Mr. Chiu on Wednesday said that he hoped there could be peaceful diplomacy between China and Taiwan, but asserted that it is Beijing that has for years been attempting to unilaterally change the status quo by demanding that Taipei recognize China’s sovereignty claim as a precondition to any talks toward resolving cross-Strait differences.
“Taiwan has not and will not accept this political precondition,” he said, adding that Taiwan “is a sovereign state” and “has never been part of the [People’s Republic of China].”
While Taiwan and China continue to have robust trade relations, diplomatic and people-to-people exchanges have curtailed dramatically since the onset of the COVID-19 pandemic. Taiwanese officials say that an average of roughly 580 civilian and other aircraft flights travel weekly between Taiwan and some 60 Chinese cities prior to pandemic lockdowns. During the period since the lockdowns began in early 2020, the number of flights has dropped to roughly 20 per week to just four Chinese cities.
While Taiwan has recently begun easing pandemic travel restrictions, China continues to impose widespread restrictions as part of its controversial “zero COVID” approach.
Despite the restrictions, however, Mr. Chiu said Beijing is engaged in subversive cyber and information operations against Taiwan.
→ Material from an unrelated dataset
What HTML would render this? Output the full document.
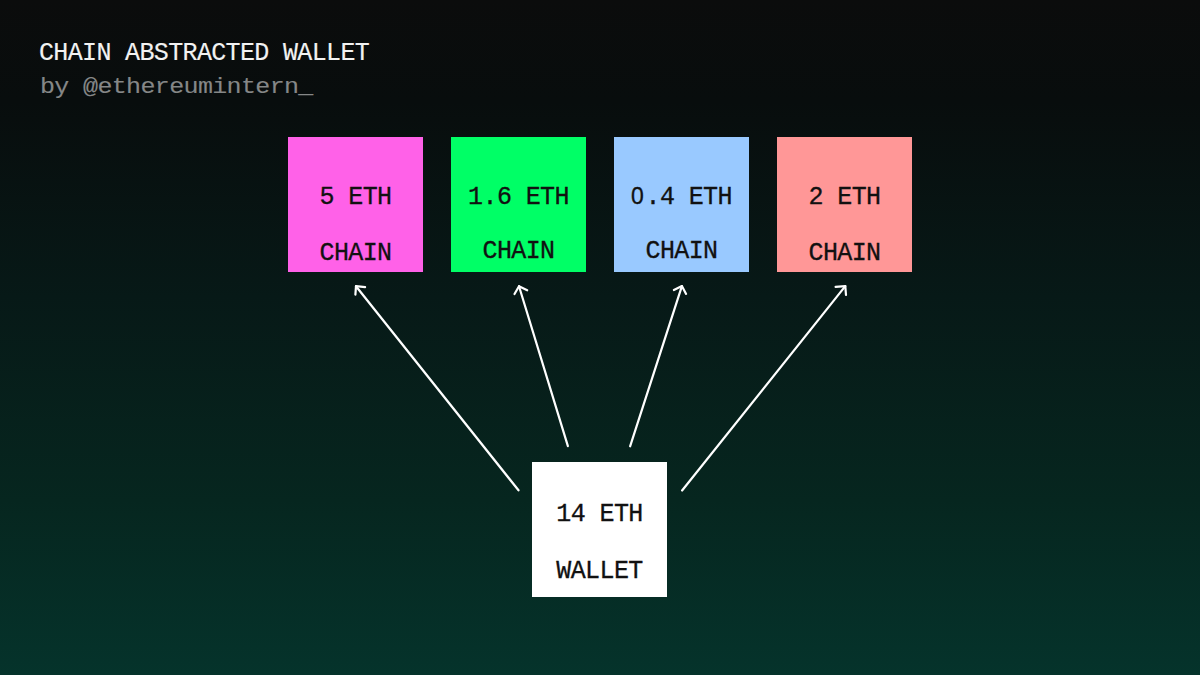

“China is conducting all kinds of cognitive warfare against Taiwan, especially in terms of disinformation,” he said. “Their purpose is to obstruct Taiwan’s society, our democratic system and make people go against the government [in Taipei].”
Mr. Chiu went on to say that Taiwanese officials “would like to express our greatest appreciation to the U.S. people, Congress, government and think tanks for supporting Taiwan.”
“Taiwan is more than willing to contribute to the international world, but China is now isolating Taiwan,” he added. “We hope that the U.S. can continue to establish a stronger world-based order to prevent China from undermining the peace and stability of the world.”